Here are some images I took this past week at the OzSky Star Safari near Coonabarabran, Australia. The lead image above is a wide-angle lens image of all of Scorpius (above and to the right) and Sagittarius (below and to the left) straddling the Milky Way and its bright glowing core. The direction of the galactic centre is just left of centre of the image. We can’t see the actual centre of the Milky Way with our eyes and normal cameras because there are just too many stars and obscuring dust lanes in between us and the core.

The dust forms marvellous patterns across the glowing Milky Way — see the Dark Horse prancing at left? Long tendrils of dust reach from the feet of the Horse to the bright yellow star at top, Antares, the heart of Scorpius.

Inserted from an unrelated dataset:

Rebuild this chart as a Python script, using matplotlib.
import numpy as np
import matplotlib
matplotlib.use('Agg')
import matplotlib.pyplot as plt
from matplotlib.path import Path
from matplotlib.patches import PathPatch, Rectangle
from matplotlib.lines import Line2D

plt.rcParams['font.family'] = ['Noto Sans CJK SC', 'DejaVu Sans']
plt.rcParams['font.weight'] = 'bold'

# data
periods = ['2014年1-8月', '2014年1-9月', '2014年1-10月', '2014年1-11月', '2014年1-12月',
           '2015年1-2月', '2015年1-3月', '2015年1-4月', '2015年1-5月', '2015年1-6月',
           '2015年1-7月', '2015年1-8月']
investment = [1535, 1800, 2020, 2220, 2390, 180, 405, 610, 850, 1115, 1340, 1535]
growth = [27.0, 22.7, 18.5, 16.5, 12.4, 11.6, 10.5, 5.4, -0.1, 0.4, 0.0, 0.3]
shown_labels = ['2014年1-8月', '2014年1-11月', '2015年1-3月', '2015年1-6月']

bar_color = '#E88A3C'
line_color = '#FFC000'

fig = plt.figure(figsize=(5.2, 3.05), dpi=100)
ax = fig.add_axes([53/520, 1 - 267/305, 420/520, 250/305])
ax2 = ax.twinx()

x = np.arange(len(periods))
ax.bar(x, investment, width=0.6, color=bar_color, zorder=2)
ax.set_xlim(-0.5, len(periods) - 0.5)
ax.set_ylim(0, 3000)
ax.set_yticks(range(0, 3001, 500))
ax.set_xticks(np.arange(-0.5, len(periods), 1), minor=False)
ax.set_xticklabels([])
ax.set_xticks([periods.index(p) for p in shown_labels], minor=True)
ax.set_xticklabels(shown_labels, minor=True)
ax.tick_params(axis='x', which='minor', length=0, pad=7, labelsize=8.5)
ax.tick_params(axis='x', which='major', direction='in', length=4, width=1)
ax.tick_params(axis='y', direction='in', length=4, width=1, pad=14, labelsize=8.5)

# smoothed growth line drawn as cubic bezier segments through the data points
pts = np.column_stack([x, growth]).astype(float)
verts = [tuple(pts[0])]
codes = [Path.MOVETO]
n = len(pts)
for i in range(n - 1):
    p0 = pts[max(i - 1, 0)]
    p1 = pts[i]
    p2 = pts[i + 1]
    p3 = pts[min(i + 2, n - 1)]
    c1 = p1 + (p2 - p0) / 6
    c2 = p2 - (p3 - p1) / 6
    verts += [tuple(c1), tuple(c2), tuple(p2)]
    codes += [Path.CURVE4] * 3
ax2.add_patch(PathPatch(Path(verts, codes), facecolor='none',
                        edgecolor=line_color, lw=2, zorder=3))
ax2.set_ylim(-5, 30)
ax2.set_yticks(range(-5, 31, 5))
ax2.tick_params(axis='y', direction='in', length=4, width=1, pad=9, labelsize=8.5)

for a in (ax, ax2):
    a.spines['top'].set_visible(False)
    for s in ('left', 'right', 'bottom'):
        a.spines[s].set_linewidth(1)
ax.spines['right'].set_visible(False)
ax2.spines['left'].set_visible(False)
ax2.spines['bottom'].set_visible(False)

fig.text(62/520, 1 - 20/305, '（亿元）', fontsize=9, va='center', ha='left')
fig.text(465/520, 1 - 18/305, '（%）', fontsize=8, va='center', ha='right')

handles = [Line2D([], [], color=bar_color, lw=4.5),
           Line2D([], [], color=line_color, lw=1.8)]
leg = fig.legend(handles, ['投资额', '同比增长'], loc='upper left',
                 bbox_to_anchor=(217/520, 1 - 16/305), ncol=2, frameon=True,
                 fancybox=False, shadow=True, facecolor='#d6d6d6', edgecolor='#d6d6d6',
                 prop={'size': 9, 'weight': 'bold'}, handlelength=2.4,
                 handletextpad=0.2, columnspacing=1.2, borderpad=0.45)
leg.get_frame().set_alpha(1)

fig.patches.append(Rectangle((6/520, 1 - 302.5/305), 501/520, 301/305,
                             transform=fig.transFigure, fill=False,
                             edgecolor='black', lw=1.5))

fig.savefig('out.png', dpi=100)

The Centre of the Milky Way (50mm 60Da)

This image with a longer lens zooms in closer to the bright Sagittarius Starcloud around the heart of the Galaxy. All along it you can see red and pink nebulas, from the Cat’s Paw at upper right to the Eagle Nebula at lower left. The larger pink object at centre is the Lagoon Nebula.

The next image zooms into the area at the centre of the above shot, just right of the Lagoon.

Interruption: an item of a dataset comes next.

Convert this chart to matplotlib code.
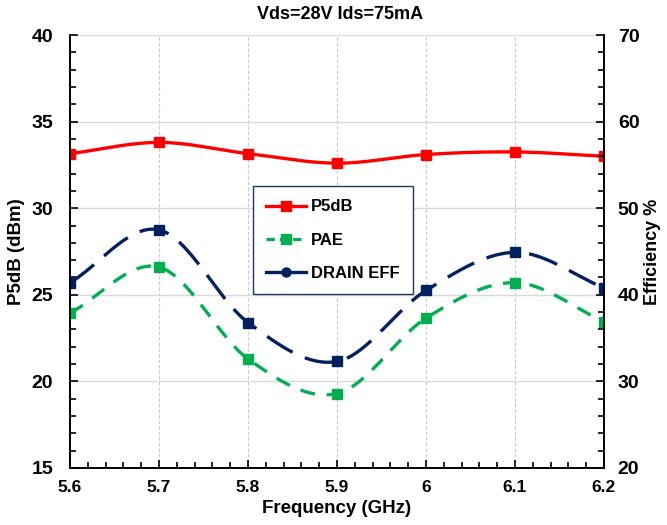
import numpy as np
import matplotlib.pyplot as plt
from matplotlib.lines import Line2D
from matplotlib.ticker import MultipleLocator

plt.rcParams["font.family"] = ["Liberation Sans", "DejaVu Sans"]
plt.rcParams["font.weight"] = "bold"

# data
freq = [5.6, 5.7, 5.8, 5.9, 6.0, 6.1, 6.2]
p5db = [33.15, 33.8, 33.15, 32.6, 33.1, 33.25, 33.0]
pae = [37.9, 43.2, 32.6, 28.6, 37.3, 41.4, 36.9]
drain_eff = [41.4, 47.5, 36.8, 32.3, 40.5, 44.9, 40.8]
xtick_labels = ["5.6", "5.7", "5.8", "5.9", "6", "6.1", "6.2"]


def smooth(x, y, n=30):
    # Catmull-Rom curve through the points, like Excel's smoothed line
    x = np.asarray(x, float)
    y = np.asarray(y, float)
    px = np.concatenate([[2 * x[0] - x[1]], x, [2 * x[-1] - x[-2]]])
    py = np.concatenate([[2 * y[0] - y[1]], y, [2 * y[-1] - y[-2]]])
    xs, ys = [], []
    t = np.linspace(0, 1, n, endpoint=False)
    for i in range(1, len(px) - 2):
        for p, out in ((px, xs), (py, ys)):
            p0, p1, p2, p3 = p[i - 1], p[i], p[i + 1], p[i + 2]
            out.extend(0.5 * (2 * p1 + (-p0 + p2) * t
                              + (2 * p0 - 5 * p1 + 4 * p2 - p3) * t ** 2
                              + (-p0 + 3 * p1 - 3 * p2 + p3) * t ** 3))
    xs.append(x[-1])
    ys.append(y[-1])
    return np.array(xs), np.array(ys)


red = "#FF0000"
green = "#00B050"
navy = "#002060"

fig = plt.figure(figsize=(6.67, 5.25), dpi=100)
ax = fig.add_axes([0.105, 0.1086, 0.8005, 0.8247])
ax2 = ax.twinx()

ax.set_xlim(5.6, 6.2)
ax.set_ylim(15, 40)
ax2.set_ylim(20, 70)

ax.xaxis.set_major_locator(MultipleLocator(0.1))
ax.xaxis.set_minor_locator(MultipleLocator(0.02))
ax.yaxis.set_major_locator(MultipleLocator(5))
ax.yaxis.set_minor_locator(MultipleLocator(1))
ax2.yaxis.set_major_locator(MultipleLocator(10))
ax2.yaxis.set_minor_locator(MultipleLocator(2))
ax.set_xticks(freq)
ax.set_xticklabels(xtick_labels)

ax.grid(axis="y", which="major", color="#D9D9D9", lw=1.0, ls="-")
ax.grid(axis="x", which="major", color="#C8C8C8", lw=0.8, ls=(0, (3, 2)))
ax.set_axisbelow(True)

for a in (ax, ax2):
    a.tick_params(which="both", direction="in", width=1.2)
    a.tick_params(which="major", length=6)
    a.tick_params(which="minor", length=4)
    for s in a.spines.values():
        s.set_linewidth(1.2)
ax.tick_params(axis="x", pad=9, labelsize=12.5)
ax.tick_params(axis="y", pad=12, labelsize=14)
ax2.tick_params(axis="y", pad=10, labelsize=14)
ax2.spines["top"].set_visible(False)
ax.spines["top"].set_visible(False)

sx, sy = smooth(freq, p5db)
ax.plot(sx, sy, color=red, lw=2.4, solid_capstyle="butt")
ax.plot(freq, p5db, ls="none", marker="s", ms=7, color=red)

sx, sy = smooth(freq, pae)
ax2.plot(sx, sy, color=green, lw=2.4, ls=(0, (4.5, 3.5)))
ax2.plot(freq, pae, ls="none", marker="s", ms=7, color=green)

sx, sy = smooth(freq, drain_eff)
ax2.plot(sx, sy, color=navy, lw=2.4, ls=(0, (9, 4)))
ax2.plot(freq, drain_eff, ls="none", marker="s", ms=7, color=navy)

ax.set_xlabel("Frequency (GHz)", fontsize=13.5, fontweight="bold", labelpad=3)
ax.set_ylabel("P5dB (dBm)", fontsize=13.5, fontweight="bold", labelpad=5)
ax2.set_ylabel("Efficiency %", fontsize=13, fontweight="bold", labelpad=3)
fig.text(0.51, 0.972, "Vds=28V Ids=75mA", ha="center", va="center",
         fontsize=13, fontweight="bold")

handles = [
    Line2D([], [], color=red, lw=2.4, marker="s", ms=6.5),
    Line2D([], [], color=green, lw=2.4, ls=(0, (2.5, 1.5)), marker="s", ms=6.5),
    Line2D([], [], color=navy, lw=2.4, marker="o", ms=6.5),
]
leg = ax2.legend(handles, ["P5dB", "PAE", "DRAIN EFF"], loc="upper left",
                 bbox_to_anchor=(0.3425, 0.651), frameon=True, fancybox=False,
                 edgecolor="#1F3864", framealpha=1, fontsize=12,
                 handlelength=2.4, labelspacing=1.1, borderpad=0.8,
                 handletextpad=0.3, borderaxespad=0)
leg.get_frame().set_linewidth(1.0)
for t in leg.get_texts():
    t.set_fontweight("bold")

fig.savefig("out.png", dpi=100)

Sagittarius Starcloud (77mm 5DII)

This is the star-packed Sagittarius Starcloud. Everything you see is stars. Millions of stars.

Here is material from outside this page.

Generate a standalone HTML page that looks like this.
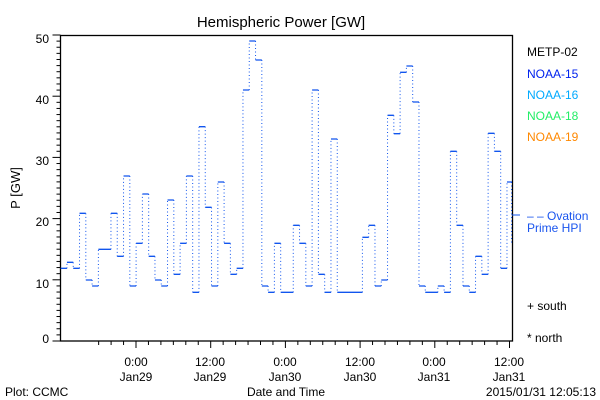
<!DOCTYPE html>
<html><head><meta charset="utf-8"><style>
html,body{margin:0;padding:0;background:#fff;}
svg{display:block;font-family:"Liberation Sans",sans-serif;}
</style></head><body>
<svg id="s" width="600" height="400" viewBox="0 0 600 400" xmlns="http://www.w3.org/2000/svg">
<rect width="600" height="400" fill="#fff"/>
<text x="281" y="27" font-size="15" text-anchor="middle">Hemispheric Power [GW]</text>
<rect x="60.5" y="35.5" width="452" height="305.5" fill="none" stroke="#000" stroke-width="1.3"/>
<g font-size="12" text-anchor="end">
<text x="49" y="43">50</text><text x="49" y="104">40</text><text x="49" y="165">30</text>
<text x="49" y="226">20</text><text x="49" y="288">10</text><text x="49" y="343">0</text>
</g>
<text transform="translate(20,188) rotate(-90)" font-size="13" text-anchor="middle">P [GW]</text>
<g font-size="12" text-anchor="middle">
<text x="136" y="366">0:00</text><text x="136" y="381">Jan29</text>
<text x="210" y="366">12:00</text><text x="210" y="381">Jan29</text>
<text x="285" y="366">0:00</text><text x="285" y="381">Jan30</text>
<text x="360" y="366">12:00</text><text x="360" y="381">Jan30</text>
<text x="434" y="366">0:00</text><text x="434" y="381">Jan31</text>
<text x="509" y="366">12:00</text><text x="509" y="381">Jan31</text>
<text x="286" y="396">Date and Time</text>
</g>
<text x="5" y="396" font-size="12">Plot: CCMC</text>
<text x="596" y="396" font-size="12" text-anchor="end">2015/01/31 12:05:13</text>
<g font-size="12">
<text x="527" y="56" fill="#000">METP-02</text>
<text x="527" y="78" fill="#0022ee">NOAA-15</text>
<text x="527" y="99" fill="#00aaff">NOAA-16</text>
<text x="527" y="120" fill="#22ee66">NOAA-18</text>
<text x="527" y="141" fill="#ff8800">NOAA-19</text>
<text x="527" y="220" fill="#1a55ee">– – Ovation</text>
<text x="527" y="232" fill="#1a55ee">Prime HPI</text>
<text x="527" y="310">+ south</text>
<text x="527" y="342">* north</text>
</g>
<g id="ax" stroke="#000" stroke-width="1"></g>
<g id="d" fill="none" stroke="#1155ee"></g>
</svg>
<script>
var ax=document.getElementById('ax'),d=document.getElementById('d'),h='';
for(var v=0;v<=50;v++){var y=341-v*6.12;var l=(v%10==0)?8:4;h+='<line x1="'+(60.5-l)+'" y1="'+y+'" x2="60.5" y2="'+y+'"/>';}
for(var k=-3;k<=31;k++){var x=136+k*12.45;if(x<60||x>513)continue;var l=(k%6==0)?7:4;h+='<line x1="'+x+'" y1="341" x2="'+x+'" y2="'+(341+l)+'"/>';}
ax.innerHTML=h;
var Y=[715,697,715,550,750,768,658,658,550,679,438,768,640,492,679,750,768,510,733,640,438,787,290,532,768,456,640,733,715,180,33,90,768,787,640,787,787,586,640,768,180,733,787,327,787,787,787,787,622,586,768,750,256,311,127,108,216,768,787,787,768,787,364,586,768,787,679,733,310,364,715,456];
var s=6.286,x0=60.67,hs='',vs='';
for(var i=0;i<Y.length;i++){var y=30+Y[i]/3,xa=x0+i*s,xb=Math.min(x0+(i+1)*s,512);
hs+='M'+xa+' '+y+'H'+xb;
if(i>0){var yp=30+Y[i-1]/3;vs+='M'+xa+' '+yp+'V'+y;}}
vs+='M511.5 '+(30+456/3)+'V'+(30+640/3);
d.innerHTML='<path d="'+hs+'" stroke-width="1.3"/><path d="'+vs+'" stroke-width="1" stroke-dasharray="1 2.5"/><path d="M512 215H520" stroke-width="1"/>';
</script>
</body></html>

I took this shot with a 300mm telephoto — a small telescope actually, the gear shown below. It’s what I was using most of this past week to shoot the Australian southern sky.

Borg 77mm Astrograph in Australia

This is some of my Oz gear, the equipment (except for the camera and autoguider on top) that stays in Australia for use every year or two. The mount is an Astro-Physics 400 and the scope is the Borg 77mm f/4 astrograph. I used it for the close-up photo.

The gear all worked great this time. I’ll have more photos to post shortly as my connection allows. Tonight, I am at the Parkes Radio Observatory where the internet connection is as good as it gets!

— Alan, April 4, 2014 / © 2014 Alan Dyer

 

 

 

Observing under the Southern Stars


OzSky Star Safari Panorama #2 (March 2014)

The Milky Way arches over our observing field at the OzSky star party in Australia.

What an amazing few nights it has been. We’ve enjoyed several clear nights under the fabulous southern Milky Way. About 40 people from around the world have had access to telescopes from 14-inch to 30-inch aperture to explore the wonders of the southern sky from a dark site near Coonabarabran, New South Wales.

I’ve seen lifetime-best views of the Tarantula Nebula, the Carina Nebula, the Horsehead Nebula, the Omega Centauri cluster, and on and on! But the views of Mars have been incredible, the best I’ve seen the planet in a decade as it is now close to Earth and high in our southern sky.

The panorama above is a stitch of 6 untracked segments taken with a Canon 60Da and 8mm fish-eye lens. Each segment is a 60-second exposure at ISO 3200.

The 360° panorama takes in the Milky Way from Canis Major setting at right, over to Scorpius and Sagittarius and the centre of the Galaxy rising at left. At top centre is the wonderful Carina and Crux area. The two Magellanic Clouds are just above the trees at centre.

At upper left is Mars, and just to the left of it is a diffuse glow – the Gegenschein, sunlight reflected of comet dust in the direction opposite the Sun. Mars is near that point now. You can just see a faint band running from the Gegenschein to the Milky Way — the Zodiacal Band of comet dust.

Observer & Telescope at OzSky Star Party #4 (March 2014)

Here, one of our observers takes in a view through a 24-inch reflector telescope under the stars of the Southern Cross, the pattern in the Milky Way behind him.

The nights have been warm and wonderful, though a little damp and dewy after midnight. However, rain is in the forecast again, a welcome relief for most local residents who want the rain. They can have it now. We’re happy!